David Jang, "Proliferate"

The common feature that runs through the recent solo exhibition (up through September 30, 2011) of work by Los Angeles–based artist David Jang is repurposed material, which the artist has used to create a small installation piece, a wall sculpture, and two-dimensional pieces. What is most refreshing is Jang’s creative refiguring of his chosen mediums and objects; their original purpose or configuration is not immediately evident. More to that point, the work isn’t reliant on this eco-trend; it’s not defined by the recycling, only provided with greater depth. Two pieces in particular are exemplary in this regard: Novelty and Proliferate. The former is a sculpture that comprises seven variously sized Hydrangea-like, half-sphere silver forms—created with inside-out chip bags. Taken at face value, the piece bursts with shiny complexity—the organic shape juxtaposed with the man-made metallic sheen. Factoring in the material as chip bags adds an element of festivity or community (one can imagine a party of chip eating to provide the artist with the needed materials; the tight gathering together of the bags also contributes to this idea of community). Much quieter, Proliferate is a long off-white/yellowish ribbon-like piece that snakes back and forth in loopy zigzags, standing up on its thin edge; for this work, Jang covered a roll of paper towels in resin.

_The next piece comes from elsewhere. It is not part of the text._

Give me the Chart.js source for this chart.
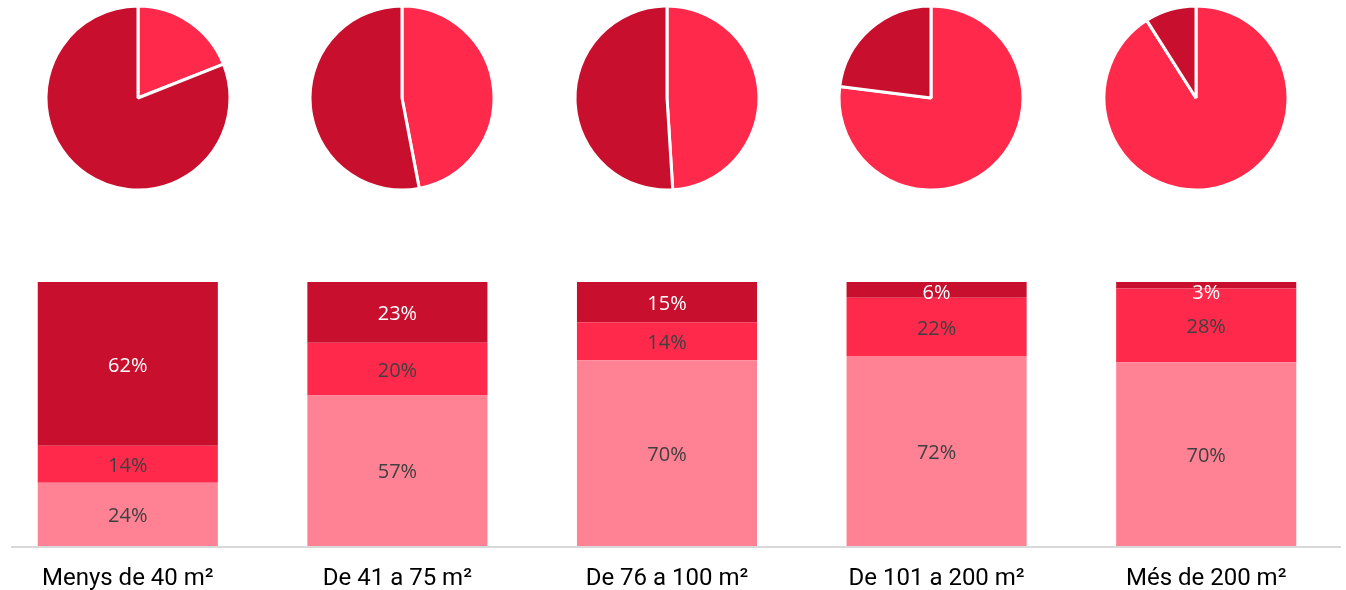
<!DOCTYPE html>
<html>
<head>
<meta charset="utf-8">
<script src="https://cdn.jsdelivr.net/npm/chart.js@4"></script>
<style>
    html, body { margin: 0; padding: 0; background: #fff; overflow: hidden; }
    body { width: 1346px; height: 590px; position: relative; }
    .pie { position: absolute; top: 0; width: 196px; height: 196px; }
    #barWrap { position: absolute; left: -7px; top: 0; width: 1348px; height: 590px; }
</style>
</head>
<body>
<div id="pies"></div>
<div id="barWrap"><canvas id="barChart"></canvas></div>
<script>
// Categories
const categories = ['Menys de 40 m²', 'De 41 a 75 m²', 'De 76 a 100 m²', 'De 101 a 200 m²', 'Més de 200 m²'];

// Stacked bars (bottom to top)
const lightSeries = [24, 57, 70.4, 72, 69.6];
const mediumSeries = [14, 20, 14.4, 22, 27.9];
const darkSeries = [62, 23, 15.2, 6, 2.5];

// Pies (clockwise from 12 o'clock)
const pieMedium = [19, 47, 49, 77, 91];
const pieDark = [81, 53, 51, 23, 9];

const DARK = '#C8102E';
const MEDIUM = '#FF2A4B';
const LIGHT = '#FF8194';

// Pie positions
const pieCenters = [138, 402, 667, 931, 1196];

document.addEventListener('DOMContentLoaded', function () {
    initPies();
    initBarChart();
});

function initPies() {
    const holder = document.getElementById('pies');
    pieCenters.forEach((cx, i) => {
        const div = document.createElement('div');
        div.className = 'pie';
        div.style.left = (cx - 98) + 'px';
        const canvas = document.createElement('canvas');
        div.appendChild(canvas);
        holder.appendChild(div);

        new Chart(canvas, {
            type: 'pie',
            data: {
                labels: ['A', 'B'],
                datasets: [{
                    data: [pieMedium[i], pieDark[i]],
                    backgroundColor: [MEDIUM, DARK],
                    borderColor: '#ffffff',
                    borderWidth: 3
                }]
            },
            options: {
                responsive: true,
                maintainAspectRatio: false,
                animation: false,
                radius: 92,
                plugins: {
                    legend: { display: false },
                    tooltip: { enabled: false }
                }
            }
        });
    });
}

// Percent labels inside the segments + baseline
const segmentLabels = {
    id: 'segmentLabels',
    afterDatasetsDraw(chart) {
        const ctx = chart.ctx;
        ctx.save();
        ctx.font = '20px "Open Sans", sans-serif';
        ctx.textAlign = 'center';
        ctx.textBaseline = 'middle';
        chart.data.datasets.forEach((ds, di) => {
            const meta = chart.getDatasetMeta(di);
            meta.data.forEach((bar, i) => {
                const v = ds.data[i];
                let y = (bar.y + bar.base) / 2;
                if (y < chart.chartArea.top + 9) y = chart.chartArea.top + 9;
                ctx.fillStyle = di === 2 ? '#ffffff' : '#404040';
                ctx.fillText(Math.round(v) + '%', bar.x, y + 2);
            });
        });
        // baseline
        ctx.fillStyle = '#d9d9d9';
        ctx.fillRect(18, chart.chartArea.bottom, 1330, 2);
        ctx.restore();
    }
};

function initBarChart() {
    const ctx = document.getElementById('barChart');

    new Chart(ctx, {
        type: 'bar',
        data: {
            labels: categories,
            datasets: [
                { label: 'Light', data: lightSeries, backgroundColor: LIGHT },
                { label: 'Medium', data: mediumSeries, backgroundColor: MEDIUM },
                { label: 'Dark', data: darkSeries, backgroundColor: DARK }
            ]
        },
        options: {
            responsive: true,
            maintainAspectRatio: false,
            animation: false,
            layout: { padding: { top: 282, left: 0, right: 0, bottom: 0 } },
            datasets: {
                bar: { categoryPercentage: 0.668, barPercentage: 1, borderWidth: 0 }
            },
            plugins: {
                legend: { display: false },
                tooltip: { enabled: false }
            },
            scales: {
                x: {
                    stacked: true,
                    grid: { display: false },
                    border: { display: false },
                    ticks: {
                        color: '#000000',
                        font: { family: 'Roboto', size: 24 },
                        padding: 11,
                        maxRotation: 0
                    },
                    afterFit: function (scale) { scale.height = 44; }
                },
                y: {
                    stacked: true,
                    display: false,
                    min: 0,
                    max: 100
                }
            }
        },
        plugins: [segmentLabels]
    });
}
</script>
</body>
</html>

Simple, beautiful, and moveable. Several other works in the exhibition are made from large pieces of wood, covered, at least partially, with a layer of deconstructed/flattened soda cans, with circles repeatedly etched into the surface. These rough, heavily textured works—and explorations of form, pattern, and composition—speak to the artist’s interest in portraying the cyclical nature of being, of life, and repetition (not only does Jang use the same shape over and over, but his use of multiple iterations of the same types of objects in one piece—cans, bags, etc.—also addresses mass consumption and throwaway culture). The rusty patina, while adding subtle color, also speaks to progression, aging, and renewal (these cans are experiencing a new beginning as an artwork). While repurposing materials and formal explorations aren’t groundbreaking endeavors, Jang brings, especially to the former, a unique, playful aesthetic worthy of thoughtful contemplation.